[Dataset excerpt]
- - - -

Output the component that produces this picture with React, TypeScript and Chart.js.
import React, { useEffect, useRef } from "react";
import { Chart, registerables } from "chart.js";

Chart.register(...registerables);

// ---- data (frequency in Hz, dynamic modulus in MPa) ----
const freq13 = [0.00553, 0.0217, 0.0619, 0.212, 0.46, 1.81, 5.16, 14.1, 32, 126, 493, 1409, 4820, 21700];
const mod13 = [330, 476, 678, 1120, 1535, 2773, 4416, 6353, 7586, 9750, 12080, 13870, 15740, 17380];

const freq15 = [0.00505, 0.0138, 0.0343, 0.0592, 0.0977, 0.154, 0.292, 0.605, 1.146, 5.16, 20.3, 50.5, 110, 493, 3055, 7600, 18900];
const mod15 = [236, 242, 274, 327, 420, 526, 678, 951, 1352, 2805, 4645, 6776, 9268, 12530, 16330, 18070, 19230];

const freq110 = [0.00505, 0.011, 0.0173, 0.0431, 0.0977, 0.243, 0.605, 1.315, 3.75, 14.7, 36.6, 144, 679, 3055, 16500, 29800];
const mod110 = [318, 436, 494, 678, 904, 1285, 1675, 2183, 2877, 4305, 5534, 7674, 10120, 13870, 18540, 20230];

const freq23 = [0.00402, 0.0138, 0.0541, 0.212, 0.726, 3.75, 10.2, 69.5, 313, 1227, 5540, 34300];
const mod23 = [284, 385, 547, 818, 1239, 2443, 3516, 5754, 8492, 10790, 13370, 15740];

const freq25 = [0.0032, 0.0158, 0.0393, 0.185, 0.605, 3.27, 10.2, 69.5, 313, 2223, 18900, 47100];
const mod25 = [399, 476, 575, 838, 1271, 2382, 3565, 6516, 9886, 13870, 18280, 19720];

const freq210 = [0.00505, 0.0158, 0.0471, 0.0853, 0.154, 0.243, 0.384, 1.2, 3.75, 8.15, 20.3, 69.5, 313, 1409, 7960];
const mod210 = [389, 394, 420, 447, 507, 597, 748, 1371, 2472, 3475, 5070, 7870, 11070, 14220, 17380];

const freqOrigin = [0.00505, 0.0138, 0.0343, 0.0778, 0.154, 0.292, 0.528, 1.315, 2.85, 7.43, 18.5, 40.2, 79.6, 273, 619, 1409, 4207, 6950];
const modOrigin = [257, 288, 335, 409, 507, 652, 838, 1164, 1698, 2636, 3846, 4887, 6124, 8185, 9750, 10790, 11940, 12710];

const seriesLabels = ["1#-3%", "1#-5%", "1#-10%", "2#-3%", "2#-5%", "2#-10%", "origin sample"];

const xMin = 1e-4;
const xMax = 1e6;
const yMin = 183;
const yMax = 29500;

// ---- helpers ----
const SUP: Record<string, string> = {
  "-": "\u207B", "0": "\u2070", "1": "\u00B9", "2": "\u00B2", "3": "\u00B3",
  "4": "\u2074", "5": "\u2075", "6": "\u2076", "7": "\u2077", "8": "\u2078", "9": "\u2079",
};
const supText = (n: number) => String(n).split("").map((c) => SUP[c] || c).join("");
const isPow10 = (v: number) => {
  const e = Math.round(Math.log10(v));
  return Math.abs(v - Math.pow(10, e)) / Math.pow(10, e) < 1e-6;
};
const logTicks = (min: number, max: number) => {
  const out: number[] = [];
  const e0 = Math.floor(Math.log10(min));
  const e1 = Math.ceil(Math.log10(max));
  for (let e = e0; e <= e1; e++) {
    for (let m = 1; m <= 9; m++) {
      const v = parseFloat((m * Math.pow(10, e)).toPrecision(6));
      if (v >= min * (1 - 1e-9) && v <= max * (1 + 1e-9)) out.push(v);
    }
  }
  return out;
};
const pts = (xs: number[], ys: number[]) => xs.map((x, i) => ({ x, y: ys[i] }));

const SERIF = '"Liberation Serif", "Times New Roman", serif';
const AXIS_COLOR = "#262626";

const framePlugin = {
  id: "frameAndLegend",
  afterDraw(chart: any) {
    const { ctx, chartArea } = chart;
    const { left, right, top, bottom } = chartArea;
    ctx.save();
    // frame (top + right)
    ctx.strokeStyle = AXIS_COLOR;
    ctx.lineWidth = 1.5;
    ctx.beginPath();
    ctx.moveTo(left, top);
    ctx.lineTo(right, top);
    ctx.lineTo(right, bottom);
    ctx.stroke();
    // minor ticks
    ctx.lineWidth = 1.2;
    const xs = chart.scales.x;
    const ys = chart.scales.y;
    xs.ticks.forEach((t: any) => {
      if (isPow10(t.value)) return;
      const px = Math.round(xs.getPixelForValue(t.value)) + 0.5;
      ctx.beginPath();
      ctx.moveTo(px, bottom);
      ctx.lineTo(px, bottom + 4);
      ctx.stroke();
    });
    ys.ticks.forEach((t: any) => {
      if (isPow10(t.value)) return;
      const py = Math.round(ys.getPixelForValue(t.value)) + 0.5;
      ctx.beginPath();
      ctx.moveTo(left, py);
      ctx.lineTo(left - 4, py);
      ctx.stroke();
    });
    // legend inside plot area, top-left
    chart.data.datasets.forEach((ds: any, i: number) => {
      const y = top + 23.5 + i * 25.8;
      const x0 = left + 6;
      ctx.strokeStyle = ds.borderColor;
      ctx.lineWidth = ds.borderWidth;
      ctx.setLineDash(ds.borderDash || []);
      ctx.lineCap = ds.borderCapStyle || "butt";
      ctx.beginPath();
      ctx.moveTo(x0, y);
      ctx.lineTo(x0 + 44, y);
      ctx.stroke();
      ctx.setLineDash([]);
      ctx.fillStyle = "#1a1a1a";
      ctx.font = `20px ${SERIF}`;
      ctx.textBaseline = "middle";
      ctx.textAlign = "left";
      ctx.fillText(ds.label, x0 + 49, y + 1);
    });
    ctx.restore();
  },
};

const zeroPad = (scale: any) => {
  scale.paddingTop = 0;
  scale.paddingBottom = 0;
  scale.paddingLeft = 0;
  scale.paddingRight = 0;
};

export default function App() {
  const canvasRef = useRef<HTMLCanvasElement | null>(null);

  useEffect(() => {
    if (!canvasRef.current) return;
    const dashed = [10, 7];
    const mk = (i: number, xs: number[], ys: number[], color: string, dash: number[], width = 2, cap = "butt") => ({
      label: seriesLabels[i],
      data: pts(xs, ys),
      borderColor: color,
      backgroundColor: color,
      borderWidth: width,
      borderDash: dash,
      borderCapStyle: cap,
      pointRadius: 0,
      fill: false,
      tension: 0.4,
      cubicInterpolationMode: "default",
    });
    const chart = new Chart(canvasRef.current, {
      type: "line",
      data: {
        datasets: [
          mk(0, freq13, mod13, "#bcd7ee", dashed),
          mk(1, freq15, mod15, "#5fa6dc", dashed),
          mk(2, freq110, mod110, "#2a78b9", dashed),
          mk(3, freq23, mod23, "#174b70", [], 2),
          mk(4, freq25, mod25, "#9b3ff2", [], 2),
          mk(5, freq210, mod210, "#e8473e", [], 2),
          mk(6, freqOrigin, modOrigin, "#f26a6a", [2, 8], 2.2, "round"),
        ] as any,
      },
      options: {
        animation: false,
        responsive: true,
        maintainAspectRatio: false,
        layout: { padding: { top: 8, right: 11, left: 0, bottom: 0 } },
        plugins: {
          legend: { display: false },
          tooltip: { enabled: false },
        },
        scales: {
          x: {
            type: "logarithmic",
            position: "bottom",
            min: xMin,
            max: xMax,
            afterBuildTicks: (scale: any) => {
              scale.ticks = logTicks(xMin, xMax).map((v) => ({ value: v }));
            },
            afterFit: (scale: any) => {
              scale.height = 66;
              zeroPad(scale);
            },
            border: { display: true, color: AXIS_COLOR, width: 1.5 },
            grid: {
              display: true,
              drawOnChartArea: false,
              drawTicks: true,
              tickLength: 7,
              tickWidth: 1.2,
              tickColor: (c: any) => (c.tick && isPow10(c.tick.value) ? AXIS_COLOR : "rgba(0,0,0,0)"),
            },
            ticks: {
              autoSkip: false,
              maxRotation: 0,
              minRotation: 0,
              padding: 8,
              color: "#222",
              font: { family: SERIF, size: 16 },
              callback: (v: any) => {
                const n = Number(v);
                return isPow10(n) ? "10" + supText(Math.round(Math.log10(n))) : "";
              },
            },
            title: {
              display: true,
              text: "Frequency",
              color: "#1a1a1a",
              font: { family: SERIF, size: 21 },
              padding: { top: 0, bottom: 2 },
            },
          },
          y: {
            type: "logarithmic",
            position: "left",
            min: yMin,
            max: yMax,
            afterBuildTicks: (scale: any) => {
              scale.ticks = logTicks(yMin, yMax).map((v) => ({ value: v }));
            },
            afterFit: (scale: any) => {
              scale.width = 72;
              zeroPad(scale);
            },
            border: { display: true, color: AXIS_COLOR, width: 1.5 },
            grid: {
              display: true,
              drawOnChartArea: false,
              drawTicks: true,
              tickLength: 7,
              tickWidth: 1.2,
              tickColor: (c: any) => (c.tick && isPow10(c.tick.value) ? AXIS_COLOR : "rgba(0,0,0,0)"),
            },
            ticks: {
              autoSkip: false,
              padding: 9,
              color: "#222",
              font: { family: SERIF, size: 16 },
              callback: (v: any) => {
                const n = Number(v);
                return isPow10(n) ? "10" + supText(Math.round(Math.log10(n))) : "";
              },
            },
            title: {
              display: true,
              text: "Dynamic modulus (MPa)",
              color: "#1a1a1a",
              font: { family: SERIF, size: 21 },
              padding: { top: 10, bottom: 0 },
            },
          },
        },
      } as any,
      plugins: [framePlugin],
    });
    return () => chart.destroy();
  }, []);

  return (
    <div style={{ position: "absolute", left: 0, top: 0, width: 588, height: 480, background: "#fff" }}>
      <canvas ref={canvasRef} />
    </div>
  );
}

- - - -

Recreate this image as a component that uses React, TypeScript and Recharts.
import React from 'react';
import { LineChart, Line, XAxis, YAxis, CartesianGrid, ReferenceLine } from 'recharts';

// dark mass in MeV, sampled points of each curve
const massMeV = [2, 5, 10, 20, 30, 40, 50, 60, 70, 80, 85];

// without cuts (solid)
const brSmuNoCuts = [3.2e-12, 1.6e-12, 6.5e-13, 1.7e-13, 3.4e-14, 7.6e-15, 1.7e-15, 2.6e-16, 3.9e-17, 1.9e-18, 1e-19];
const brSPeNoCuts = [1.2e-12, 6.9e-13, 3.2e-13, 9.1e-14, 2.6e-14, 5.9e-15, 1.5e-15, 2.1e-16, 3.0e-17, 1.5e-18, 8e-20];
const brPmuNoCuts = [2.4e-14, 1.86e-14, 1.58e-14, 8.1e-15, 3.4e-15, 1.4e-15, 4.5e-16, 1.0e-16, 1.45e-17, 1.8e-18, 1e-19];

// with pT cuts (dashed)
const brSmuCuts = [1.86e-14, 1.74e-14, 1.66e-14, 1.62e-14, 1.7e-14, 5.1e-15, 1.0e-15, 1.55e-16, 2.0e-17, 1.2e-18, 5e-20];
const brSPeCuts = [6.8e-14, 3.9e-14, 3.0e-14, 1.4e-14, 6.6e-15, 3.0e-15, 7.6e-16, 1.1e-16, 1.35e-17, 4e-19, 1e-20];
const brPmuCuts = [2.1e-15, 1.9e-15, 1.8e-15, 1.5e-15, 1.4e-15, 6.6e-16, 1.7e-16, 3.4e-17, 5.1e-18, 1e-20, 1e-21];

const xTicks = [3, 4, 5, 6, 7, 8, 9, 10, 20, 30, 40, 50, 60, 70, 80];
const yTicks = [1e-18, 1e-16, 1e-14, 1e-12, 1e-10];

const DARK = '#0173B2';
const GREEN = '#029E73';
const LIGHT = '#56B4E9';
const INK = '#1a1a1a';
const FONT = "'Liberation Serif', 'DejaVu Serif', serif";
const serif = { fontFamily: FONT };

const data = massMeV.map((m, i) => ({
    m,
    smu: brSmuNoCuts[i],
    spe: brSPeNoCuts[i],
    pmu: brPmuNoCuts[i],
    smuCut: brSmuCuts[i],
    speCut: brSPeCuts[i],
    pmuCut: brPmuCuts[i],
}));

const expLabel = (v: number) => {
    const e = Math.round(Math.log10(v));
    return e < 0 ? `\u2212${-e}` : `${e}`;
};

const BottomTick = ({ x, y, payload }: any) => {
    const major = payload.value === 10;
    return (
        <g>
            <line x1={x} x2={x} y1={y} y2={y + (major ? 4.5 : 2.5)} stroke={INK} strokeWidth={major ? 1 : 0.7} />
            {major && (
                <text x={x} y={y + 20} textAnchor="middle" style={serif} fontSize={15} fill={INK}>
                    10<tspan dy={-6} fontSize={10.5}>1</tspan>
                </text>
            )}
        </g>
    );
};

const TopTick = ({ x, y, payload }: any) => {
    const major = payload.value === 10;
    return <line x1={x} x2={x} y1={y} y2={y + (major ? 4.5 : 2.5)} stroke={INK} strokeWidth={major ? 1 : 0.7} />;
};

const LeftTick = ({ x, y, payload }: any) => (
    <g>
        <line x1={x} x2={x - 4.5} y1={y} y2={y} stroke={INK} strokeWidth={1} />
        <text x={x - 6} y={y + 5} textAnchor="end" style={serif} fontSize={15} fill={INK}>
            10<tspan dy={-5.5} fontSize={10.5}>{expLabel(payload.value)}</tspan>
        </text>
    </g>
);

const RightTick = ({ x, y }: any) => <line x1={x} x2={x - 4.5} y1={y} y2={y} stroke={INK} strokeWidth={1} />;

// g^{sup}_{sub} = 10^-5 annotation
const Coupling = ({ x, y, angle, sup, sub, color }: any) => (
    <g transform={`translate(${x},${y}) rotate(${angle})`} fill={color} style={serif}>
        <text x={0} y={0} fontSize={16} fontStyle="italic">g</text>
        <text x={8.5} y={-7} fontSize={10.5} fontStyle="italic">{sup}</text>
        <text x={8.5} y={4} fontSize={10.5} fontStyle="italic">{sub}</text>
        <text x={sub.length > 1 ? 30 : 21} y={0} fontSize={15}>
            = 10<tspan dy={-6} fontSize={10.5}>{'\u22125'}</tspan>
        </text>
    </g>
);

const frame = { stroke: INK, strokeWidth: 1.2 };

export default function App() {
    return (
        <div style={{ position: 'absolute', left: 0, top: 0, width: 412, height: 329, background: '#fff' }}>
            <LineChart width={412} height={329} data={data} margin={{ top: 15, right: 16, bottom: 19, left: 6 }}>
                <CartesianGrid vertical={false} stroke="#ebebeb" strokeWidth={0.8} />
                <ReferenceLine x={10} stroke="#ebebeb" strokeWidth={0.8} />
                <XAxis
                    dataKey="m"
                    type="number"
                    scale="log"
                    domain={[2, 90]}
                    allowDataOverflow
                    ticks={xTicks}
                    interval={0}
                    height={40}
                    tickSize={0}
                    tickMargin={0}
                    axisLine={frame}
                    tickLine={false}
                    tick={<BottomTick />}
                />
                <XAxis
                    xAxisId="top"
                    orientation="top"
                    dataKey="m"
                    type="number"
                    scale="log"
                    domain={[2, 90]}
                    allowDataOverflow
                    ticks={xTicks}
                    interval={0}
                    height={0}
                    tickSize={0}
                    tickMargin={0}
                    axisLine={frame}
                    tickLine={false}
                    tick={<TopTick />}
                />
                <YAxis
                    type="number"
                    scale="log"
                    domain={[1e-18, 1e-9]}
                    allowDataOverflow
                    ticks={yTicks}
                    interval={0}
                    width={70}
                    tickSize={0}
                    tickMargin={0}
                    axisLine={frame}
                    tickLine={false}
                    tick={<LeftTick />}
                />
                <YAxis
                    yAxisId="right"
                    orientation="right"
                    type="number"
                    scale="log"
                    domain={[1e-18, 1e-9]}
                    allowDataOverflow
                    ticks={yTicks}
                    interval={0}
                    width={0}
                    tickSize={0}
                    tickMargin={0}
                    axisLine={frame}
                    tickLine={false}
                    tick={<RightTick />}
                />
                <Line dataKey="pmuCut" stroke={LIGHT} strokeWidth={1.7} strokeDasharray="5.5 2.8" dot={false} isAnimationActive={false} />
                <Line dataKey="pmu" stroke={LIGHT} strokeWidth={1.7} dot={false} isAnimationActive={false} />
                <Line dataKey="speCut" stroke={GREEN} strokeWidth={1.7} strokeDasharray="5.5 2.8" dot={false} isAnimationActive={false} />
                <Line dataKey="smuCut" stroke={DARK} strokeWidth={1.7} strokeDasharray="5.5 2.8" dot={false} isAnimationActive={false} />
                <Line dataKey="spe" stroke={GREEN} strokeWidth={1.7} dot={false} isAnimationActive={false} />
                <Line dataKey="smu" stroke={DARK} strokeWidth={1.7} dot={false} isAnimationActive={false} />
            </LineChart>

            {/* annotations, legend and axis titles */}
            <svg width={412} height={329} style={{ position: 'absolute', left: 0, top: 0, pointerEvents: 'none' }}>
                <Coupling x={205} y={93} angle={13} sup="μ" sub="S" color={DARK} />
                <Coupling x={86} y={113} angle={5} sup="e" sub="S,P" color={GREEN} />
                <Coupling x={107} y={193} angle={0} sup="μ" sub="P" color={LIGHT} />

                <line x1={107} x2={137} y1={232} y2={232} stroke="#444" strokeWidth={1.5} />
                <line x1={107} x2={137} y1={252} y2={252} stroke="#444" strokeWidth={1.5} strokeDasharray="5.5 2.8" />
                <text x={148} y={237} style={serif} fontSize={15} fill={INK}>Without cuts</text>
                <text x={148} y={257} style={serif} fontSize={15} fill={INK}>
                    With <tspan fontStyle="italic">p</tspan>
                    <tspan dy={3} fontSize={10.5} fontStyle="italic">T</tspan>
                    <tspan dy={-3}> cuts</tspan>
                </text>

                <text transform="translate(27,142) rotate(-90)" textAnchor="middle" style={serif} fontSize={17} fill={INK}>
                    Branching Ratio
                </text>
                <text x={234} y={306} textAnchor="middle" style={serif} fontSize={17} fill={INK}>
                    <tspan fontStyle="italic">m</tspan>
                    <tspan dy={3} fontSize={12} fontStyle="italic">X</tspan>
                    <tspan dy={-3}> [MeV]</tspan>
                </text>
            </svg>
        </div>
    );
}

- - - -

- [TASK OBJECTIVE]
Exactly reproduce the lines that run from the line bearing "Output the component" through the line bearing "Chart.register(...registerables);", with both end lines included.

- [SOLUTION TO THE PROBLEM]
Output the component that produces this picture with React, TypeScript and Chart.js.
import React, { useEffect, useRef } from "react";
import { Chart, registerables } from "chart.js";

Chart.register(...registerables);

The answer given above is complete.